Directive: Word for word, give the material below again, minus any images.

Data block:

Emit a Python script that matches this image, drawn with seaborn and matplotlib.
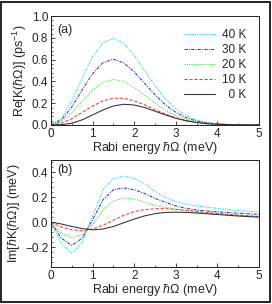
import numpy as np
import pandas as pd
import seaborn as sns
import matplotlib.pyplot as plt
from matplotlib.ticker import MultipleLocator
from matplotlib.lines import Line2D
from matplotlib.patches import Rectangle

# Rabi energy grid (meV)
energy = [0, 0.25, 0.5, 0.75, 1.0, 1.25, 1.5, 1.75, 2.0, 2.25, 2.5,
          2.75, 3.0, 3.25, 3.5, 3.75, 4.0, 4.25, 4.5, 4.75, 5.0]
temps = ["40 K", "30 K", "20 K", "10 K", "0 K"]

# (a) Re[K] (ps^-1)
re_40 = [0, 0.06, 0.22, 0.43, 0.625, 0.755, 0.795, 0.75, 0.64, 0.50, 0.36,
         0.24, 0.148, 0.085, 0.046, 0.023, 0.011, 0.005, 0.002, 0.001, 0]
re_30 = [0, 0.045, 0.165, 0.323, 0.472, 0.572, 0.604, 0.57, 0.488, 0.382, 0.276,
         0.185, 0.115, 0.066, 0.036, 0.018, 0.009, 0.004, 0.002, 0.001, 0]
re_20 = [0, 0.03, 0.111, 0.218, 0.32, 0.392, 0.418, 0.399, 0.345, 0.274, 0.201,
         0.136, 0.086, 0.05, 0.028, 0.014, 0.007, 0.003, 0.001, 0.0005, 0]
re_10 = [0, 0.015, 0.057, 0.115, 0.174, 0.221, 0.246, 0.245, 0.222, 0.184, 0.14,
         0.099, 0.065, 0.04, 0.022, 0.012, 0.006, 0.003, 0.001, 0.0005, 0]
re_0 = [0, 0.002, 0.016, 0.047, 0.092, 0.138, 0.174, 0.19, 0.183, 0.16, 0.126,
        0.092, 0.061, 0.038, 0.022, 0.011, 0.006, 0.003, 0.001, 0.0005, 0]

# (b) Im[hbar K] (meV)
im_40 = [0, -0.17, -0.25, -0.165, 0.05, 0.26, 0.35, 0.37, 0.35, 0.31, 0.245,
         0.20, 0.165, 0.145, 0.13, 0.12, 0.11, 0.10, 0.093, 0.087, 0.081]
im_30 = [0, -0.13, -0.187, -0.13, 0.02, 0.18, 0.26, 0.275, 0.26, 0.23, 0.19,
         0.16, 0.13, 0.11, 0.098, 0.09, 0.083, 0.077, 0.072, 0.067, 0.063]
im_20 = [0, -0.09, -0.128, -0.10, -0.02, 0.10, 0.17, 0.193, 0.185, 0.16, 0.135,
         0.118, 0.105, 0.092, 0.08, 0.072, 0.066, 0.06, 0.055, 0.05, 0.046]
im_10 = [0, -0.04, -0.062, -0.07, -0.055, -0.025, 0.015, 0.055, 0.085, 0.10, 0.108,
         0.108, 0.102, 0.095, 0.086, 0.078, 0.07, 0.063, 0.056, 0.05, 0.045]
im_0 = [0, -0.015, -0.035, -0.052, -0.062, -0.055, -0.035, -0.005, 0.025, 0.05, 0.068,
        0.078, 0.08, 0.078, 0.073, 0.067, 0.061, 0.055, 0.049, 0.044, 0.04]

re_vals = [re_40, re_30, re_20, re_10, re_0]
im_vals = [im_40, im_30, im_20, im_10, im_0]

rows = []
for t, re, im in zip(temps, re_vals, im_vals):
    for e, r, i in zip(energy, re, im):
        rows.append({"E": e, "T": t, "re": r, "im": i})
df = pd.DataFrame(rows)

colors = {"40 K": "#22e0f0", "30 K": "#3030e0", "20 K": "#30e030",
          "10 K": "#ff3030", "0 K": "#303030"}
dashes = {"40 K": (2, 1, 1, 1, 1, 1), "30 K": (3, 1.2, 1, 1.2), "20 K": (1, 1.2),
          "10 K": (3, 1.8), "0 K": ""}
lw = 0.75

sns.set_style("ticks")
plt.rcParams['font.family'] = ['Liberation Sans', 'DejaVu Sans']
plt.rcParams['mathtext.fontset'] = 'custom'
plt.rcParams['mathtext.rm'] = 'Liberation Sans'
plt.rcParams['mathtext.it'] = 'Liberation Sans:italic'
plt.rcParams['font.size'] = 8.5

fig = plt.figure(figsize=(2.72, 3.04), dpi=100)
ax1 = fig.add_axes([0.1875, 0.589, 0.765, 0.358])
ax2 = fig.add_axes([0.1875, 0.122, 0.765, 0.352])

sns.lineplot(data=df, x="E", y="re", hue="T", style="T", hue_order=temps,
             style_order=temps, palette=colors, dashes=dashes, lw=lw,
             legend=False, ax=ax1)
sns.lineplot(data=df, x="E", y="im", hue="T", style="T", hue_order=temps,
             style_order=temps, palette=colors, dashes=dashes, lw=lw,
             legend=False, ax=ax2)

xlabel = "Rabi energy $ħ$Ω (meV)"
ax1.set_xlim(0, 5)
ax1.set_ylim(0, 1.0)
ax1.set_xlabel(xlabel, fontsize=9, labelpad=0)
ax1.set_ylabel("Re[K($ħ$Ω)] (ps$^{-1}$)", fontsize=9, labelpad=2)
ax1.yaxis.set_major_locator(MultipleLocator(0.2))
ax1.yaxis.set_minor_locator(MultipleLocator(0.04))
ax1.text(0.03, 0.93, "(a)", transform=ax1.transAxes, fontsize=9, va="top")

ax2.set_xlim(0, 5)
ax2.set_ylim(-0.36, 0.5)
ax2.set_xlabel(xlabel, fontsize=9, labelpad=0)
ax2.set_ylabel("Im[$ħ$K($ħ$Ω)] (meV)", fontsize=9, labelpad=2)
ax2.set_yticks([-0.2, 0.0, 0.2, 0.4])
ax2.yaxis.set_minor_locator(MultipleLocator(0.04))
ax2.text(0.03, 0.96, "(b)", transform=ax2.transAxes, fontsize=9, va="top")

for ax in (ax1, ax2):
    ax.xaxis.set_major_locator(MultipleLocator(1))
    ax.xaxis.set_minor_locator(MultipleLocator(0.5))
    ax.tick_params(which="both", direction="in", labelsize=8.5, pad=2)
    ax.tick_params(which="major", length=3, width=0.6)
    ax.tick_params(which="minor", length=1.5, width=0.5)
    for s in ax.spines.values():
        s.set_linewidth(0.7)
        s.set_color("#222222")

handles = [Line2D([], [], color=colors[t], lw=lw,
                  dashes=dashes[t] if dashes[t] else (None, None)) for t in temps]
labels = ["40 K", "30 K", "20 K", "10 K", "  0 K"]
ax1.legend(handles, labels, loc="upper right", frameon=False, fontsize=8.5,
           handlelength=2.6, handletextpad=0.6, labelspacing=0.25,
           borderaxespad=0.7)

fig.patches.append(Rectangle((0.004, 0.006), 0.99, 0.988, transform=fig.transFigure,
                             fill=False, lw=1.2, ec="black"))

fig.savefig("out.png", dpi=100)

Finished task:
Emit a Python script that matches this image, drawn with seaborn and matplotlib.
import numpy as np
import pandas as pd
import seaborn as sns
import matplotlib.pyplot as plt
from matplotlib.ticker import MultipleLocator
from matplotlib.lines import Line2D
from matplotlib.patches import Rectangle

# Rabi energy grid (meV)
energy = [0, 0.25, 0.5, 0.75, 1.0, 1.25, 1.5, 1.75, 2.0, 2.25, 2.5,
          2.75, 3.0, 3.25, 3.5, 3.75, 4.0, 4.25, 4.5, 4.75, 5.0]
temps = ["40 K", "30 K", "20 K", "10 K", "0 K"]

# (a) Re[K] (ps^-1)
re_40 = [0, 0.06, 0.22, 0.43, 0.625, 0.755, 0.795, 0.75, 0.64, 0.50, 0.36,
         0.24, 0.148, 0.085, 0.046, 0.023, 0.011, 0.005, 0.002, 0.001, 0]
re_30 = [0, 0.045, 0.165, 0.323, 0.472, 0.572, 0.604, 0.57, 0.488, 0.382, 0.276,
         0.185, 0.115, 0.066, 0.036, 0.018, 0.009, 0.004, 0.002, 0.001, 0]
re_20 = [0, 0.03, 0.111, 0.218, 0.32, 0.392, 0.418, 0.399, 0.345, 0.274, 0.201,
         0.136, 0.086, 0.05, 0.028, 0.014, 0.007, 0.003, 0.001, 0.0005, 0]
re_10 = [0, 0.015, 0.057, 0.115, 0.174, 0.221, 0.246, 0.245, 0.222, 0.184, 0.14,
         0.099, 0.065, 0.04, 0.022, 0.012, 0.006, 0.003, 0.001, 0.0005, 0]
re_0 = [0, 0.002, 0.016, 0.047, 0.092, 0.138, 0.174, 0.19, 0.183, 0.16, 0.126,
        0.092, 0.061, 0.038, 0.022, 0.011, 0.006, 0.003, 0.001, 0.0005, 0]

# (b) Im[hbar K] (meV)
im_40 = [0, -0.17, -0.25, -0.165, 0.05, 0.26, 0.35, 0.37, 0.35, 0.31, 0.245,
         0.20, 0.165, 0.145, 0.13, 0.12, 0.11, 0.10, 0.093, 0.087, 0.081]
im_30 = [0, -0.13, -0.187, -0.13, 0.02, 0.18, 0.26, 0.275, 0.26, 0.23, 0.19,
         0.16, 0.13, 0.11, 0.098, 0.09, 0.083, 0.077, 0.072, 0.067, 0.063]
im_20 = [0, -0.09, -0.128, -0.10, -0.02, 0.10, 0.17, 0.193, 0.185, 0.16, 0.135,
         0.118, 0.105, 0.092, 0.08, 0.072, 0.066, 0.06, 0.055, 0.05, 0.046]
im_10 = [0, -0.04, -0.062, -0.07, -0.055, -0.025, 0.015, 0.055, 0.085, 0.10, 0.108,
         0.108, 0.102, 0.095, 0.086, 0.078, 0.07, 0.063, 0.056, 0.05, 0.045]
im_0 = [0, -0.015, -0.035, -0.052, -0.062, -0.055, -0.035, -0.005, 0.025, 0.05, 0.068,
        0.078, 0.08, 0.078, 0.073, 0.067, 0.061, 0.055, 0.049, 0.044, 0.04]

re_vals = [re_40, re_30, re_20, re_10, re_0]
im_vals = [im_40, im_30, im_20, im_10, im_0]

rows = []
for t, re, im in zip(temps, re_vals, im_vals):
    for e, r, i in zip(energy, re, im):
        rows.append({"E": e, "T": t, "re": r, "im": i})
df = pd.DataFrame(rows)

colors = {"40 K": "#22e0f0", "30 K": "#3030e0", "20 K": "#30e030",
          "10 K": "#ff3030", "0 K": "#303030"}
dashes = {"40 K": (2, 1, 1, 1, 1, 1), "30 K": (3, 1.2, 1, 1.2), "20 K": (1, 1.2),
          "10 K": (3, 1.8), "0 K": ""}
lw = 0.75

sns.set_style("ticks")
plt.rcParams['font.family'] = ['Liberation Sans', 'DejaVu Sans']
plt.rcParams['mathtext.fontset'] = 'custom'
plt.rcParams['mathtext.rm'] = 'Liberation Sans'
plt.rcParams['mathtext.it'] = 'Liberation Sans:italic'
plt.rcParams['font.size'] = 8.5

fig = plt.figure(figsize=(2.72, 3.04), dpi=100)
ax1 = fig.add_axes([0.1875, 0.589, 0.765, 0.358])
ax2 = fig.add_axes([0.1875, 0.122, 0.765, 0.352])

sns.lineplot(data=df, x="E", y="re", hue="T", style="T", hue_order=temps,
             style_order=temps, palette=colors, dashes=dashes, lw=lw,
             legend=False, ax=ax1)
sns.lineplot(data=df, x="E", y="im", hue="T", style="T", hue_order=temps,
             style_order=temps, palette=colors, dashes=dashes, lw=lw,
             legend=False, ax=ax2)

xlabel = "Rabi energy $ħ$Ω (meV)"
ax1.set_xlim(0, 5)
ax1.set_ylim(0, 1.0)
ax1.set_xlabel(xlabel, fontsize=9, labelpad=0)
ax1.set_ylabel("Re[K($ħ$Ω)] (ps$^{-1}$)", fontsize=9, labelpad=2)
ax1.yaxis.set_major_locator(MultipleLocator(0.2))
ax1.yaxis.set_minor_locator(MultipleLocator(0.04))
ax1.text(0.03, 0.93, "(a)", transform=ax1.transAxes, fontsize=9, va="top")

ax2.set_xlim(0, 5)
ax2.set_ylim(-0.36, 0.5)
ax2.set_xlabel(xlabel, fontsize=9, labelpad=0)
ax2.set_ylabel("Im[$ħ$K($ħ$Ω)] (meV)", fontsize=9, labelpad=2)
ax2.set_yticks([-0.2, 0.0, 0.2, 0.4])
ax2.yaxis.set_minor_locator(MultipleLocator(0.04))
ax2.text(0.03, 0.96, "(b)", transform=ax2.transAxes, fontsize=9, va="top")

for ax in (ax1, ax2):
    ax.xaxis.set_major_locator(MultipleLocator(1))
    ax.xaxis.set_minor_locator(MultipleLocator(0.5))
    ax.tick_params(which="both", direction="in", labelsize=8.5, pad=2)
    ax.tick_params(which="major", length=3, width=0.6)
    ax.tick_params(which="minor", length=1.5, width=0.5)
    for s in ax.spines.values():
        s.set_linewidth(0.7)
        s.set_color("#222222")

handles = [Line2D([], [], color=colors[t], lw=lw,
                  dashes=dashes[t] if dashes[t] else (None, None)) for t in temps]
labels = ["40 K", "30 K", "20 K", "10 K", "  0 K"]
ax1.legend(handles, labels, loc="upper right", frameon=False, fontsize=8.5,
           handlelength=2.6, handletextpad=0.6, labelspacing=0.25,
           borderaxespad=0.7)

fig.patches.append(Rectangle((0.004, 0.006), 0.99, 0.988, transform=fig.transFigure,
                             fill=False, lw=1.2, ec="black"))

fig.savefig("out.png", dpi=100)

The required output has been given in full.